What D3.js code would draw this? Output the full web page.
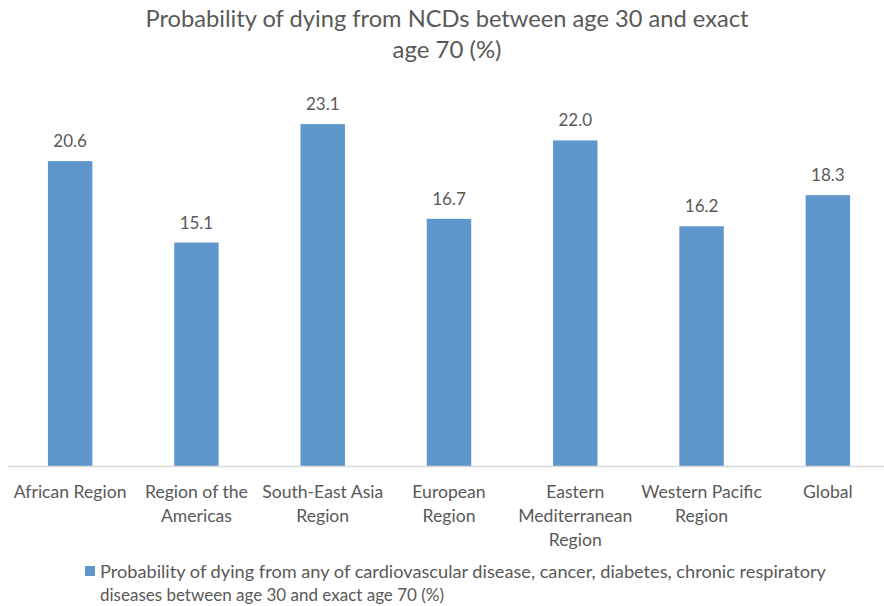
<!DOCTYPE html>
<html>
<head>
<meta charset="utf-8">
<script src="https://cdn.jsdelivr.net/npm/d3@7/dist/d3.min.js"></script>
<style>
  html, body { margin: 0; padding: 0; background: #fff; }
  svg { display: block; }
  text { font-family: Lato, "Open Sans", sans-serif; fill: #595959; }
</style>
</head>
<body>
<svg id="chart" width="884" height="606"></svg>
<script>
const categories = ["African Region", "Region of the Americas", "South-East Asia Region", "European Region", "Eastern Mediterranean Region", "Western Pacific Region", "Global"];
const categoryLines = [["African Region"], ["Region of the", "Americas"], ["South-East Asia", "Region"], ["European", "Region"], ["Eastern", "Mediterranean", "Region"], ["Western Pacific", "Region"], ["Global"]];
const values = [20.6, 15.1, 23.1, 16.7, 22.0, 16.2, 18.3];
const titleLines = ["Probability of dying from NCDs between age 30 and exact", "age 70 (%)"];
const legendLines = ["Probability of dying from any of cardiovascular disease, cancer, diabetes, chronic respiratory", "diseases between age 30 and exact age 70 (%)"];
const yDomain = [0, 25];

const svg = d3.select("#chart");
const barColor = "#5f97cd";

const x = d3.scaleBand().domain(categories).range([7, 891]).paddingInner(0.648).paddingOuter(0.324);
const y = d3.scaleLinear().domain(yDomain).range([466, 96]);

// title
const titleG = svg.append("g");
const titleWidths = [603, null];
titleLines.forEach((t, i) => {
  const el = titleG.append("text")
    .attr("x", 447).attr("y", 27 + i * 31)
    .attr("text-anchor", "middle")
    .attr("font-size", 24)
    .text(t);
  if (titleWidths[i]) el.attr("textLength", titleWidths[i]).attr("lengthAdjust", "spacingAndGlyphs");
});

// bars
svg.append("g").selectAll("rect").data(values).join("rect")
  .attr("x", (d, i) => x(categories[i]))
  .attr("width", x.bandwidth())
  .attr("y", d => y(d))
  .attr("height", d => y(0) - y(d))
  .attr("fill", barColor);

// axis line
const xAxis = d3.axisBottom(x).tickSize(0).tickFormat("");
const axG = svg.append("g").attr("transform", `translate(0,${y(0)})`).call(xAxis);
axG.select(".domain").attr("stroke", "#d9d9d9").attr("stroke-width", 1.5);

// category labels
const lab = svg.append("g");
categories.forEach((c, i) => {
  const cx = x(c) + x.bandwidth() / 2;
  categoryLines[i].forEach((ln, j) => {
    lab.append("text")
      .attr("x", cx).attr("y", 498 + j * 24)
      .attr("text-anchor", "middle")
      .attr("font-size", 17.6)
      .text(ln);
  });
});

// data labels
svg.append("g").selectAll("text").data(values).join("text")
  .attr("x", (d, i) => x(categories[i]) + x.bandwidth() / 2)
  .attr("y", d => y(d) - 14)
  .attr("text-anchor", "middle")
  .attr("font-size", 17)
  .text(d => d3.format(".1f")(d));

// legend
const lg = svg.append("g");
lg.append("rect").attr("x", 85).attr("y", 566).attr("width", 10).attr("height", 10).attr("fill", barColor);
const legendWidths = [726, null];
legendLines.forEach((t, i) => {
  const el = lg.append("text")
    .attr("x", 100).attr("y", 578 + i * 23)
    .attr("font-size", 17)
    .text(t);
  if (legendWidths[i]) el.attr("textLength", legendWidths[i]).attr("lengthAdjust", "spacingAndGlyphs");
});
</script>
</body>
</html>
* * * * * * * * *
## Given task
Quote the data above in full, leaving out the pictures it holds.

## Written answer
What D3.js code would draw this? Output the full web page.
<!DOCTYPE html>
<html>
<head>
<meta charset="utf-8">
<script src="https://cdn.jsdelivr.net/npm/d3@7/dist/d3.min.js"></script>
<style>
  html, body { margin: 0; padding: 0; background: #fff; }
  svg { display: block; }
  text { font-family: Lato, "Open Sans", sans-serif; fill: #595959; }
</style>
</head>
<body>
<svg id="chart" width="884" height="606"></svg>
<script>
const categories = ["African Region", "Region of the Americas", "South-East Asia Region", "European Region", "Eastern Mediterranean Region", "Western Pacific Region", "Global"];
const categoryLines = [["African Region"], ["Region of the", "Americas"], ["South-East Asia", "Region"], ["European", "Region"], ["Eastern", "Mediterranean", "Region"], ["Western Pacific", "Region"], ["Global"]];
const values = [20.6, 15.1, 23.1, 16.7, 22.0, 16.2, 18.3];
const titleLines = ["Probability of dying from NCDs between age 30 and exact", "age 70 (%)"];
const legendLines = ["Probability of dying from any of cardiovascular disease, cancer, diabetes, chronic respiratory", "diseases between age 30 and exact age 70 (%)"];
const yDomain = [0, 25];

const svg = d3.select("#chart");
const barColor = "#5f97cd";

const x = d3.scaleBand().domain(categories).range([7, 891]).paddingInner(0.648).paddingOuter(0.324);
const y = d3.scaleLinear().domain(yDomain).range([466, 96]);

// title
const titleG = svg.append("g");
const titleWidths = [603, null];
titleLines.forEach((t, i) => {
  const el = titleG.append("text")
    .attr("x", 447).attr("y", 27 + i * 31)
    .attr("text-anchor", "middle")
    .attr("font-size", 24)
    .text(t);
  if (titleWidths[i]) el.attr("textLength", titleWidths[i]).attr("lengthAdjust", "spacingAndGlyphs");
});

// bars
svg.append("g").selectAll("rect").data(values).join("rect")
  .attr("x", (d, i) => x(categories[i]))
  .attr("width", x.bandwidth())
  .attr("y", d => y(d))
  .attr("height", d => y(0) - y(d))
  .attr("fill", barColor);

// axis line
const xAxis = d3.axisBottom(x).tickSize(0).tickFormat("");
const axG = svg.append("g").attr("transform", `translate(0,${y(0)})`).call(xAxis);
axG.select(".domain").attr("stroke", "#d9d9d9").attr("stroke-width", 1.5);

// category labels
const lab = svg.append("g");
categories.forEach((c, i) => {
  const cx = x(c) + x.bandwidth() / 2;
  categoryLines[i].forEach((ln, j) => {
    lab.append("text")
      .attr("x", cx).attr("y", 498 + j * 24)
      .attr("text-anchor", "middle")
      .attr("font-size", 17.6)
      .text(ln);
  });
});

// data labels
svg.append("g").selectAll("text").data(values).join("text")
  .attr("x", (d, i) => x(categories[i]) + x.bandwidth() / 2)
  .attr("y", d => y(d) - 14)
  .attr("text-anchor", "middle")
  .attr("font-size", 17)
  .text(d => d3.format(".1f")(d));

// legend
const lg = svg.append("g");
lg.append("rect").attr("x", 85).attr("y", 566).attr("width", 10).attr("height", 10).attr("fill", barColor);
const legendWidths = [726, null];
legendLines.forEach((t, i) => {
  const el = lg.append("text")
    .attr("x", 100).attr("y", 578 + i * 23)
    .attr("font-size", 17)
    .text(t);
  if (legendWidths[i]) el.attr("textLength", legendWidths[i]).attr("lengthAdjust", "spacingAndGlyphs");
});
</script>
</body>
</html>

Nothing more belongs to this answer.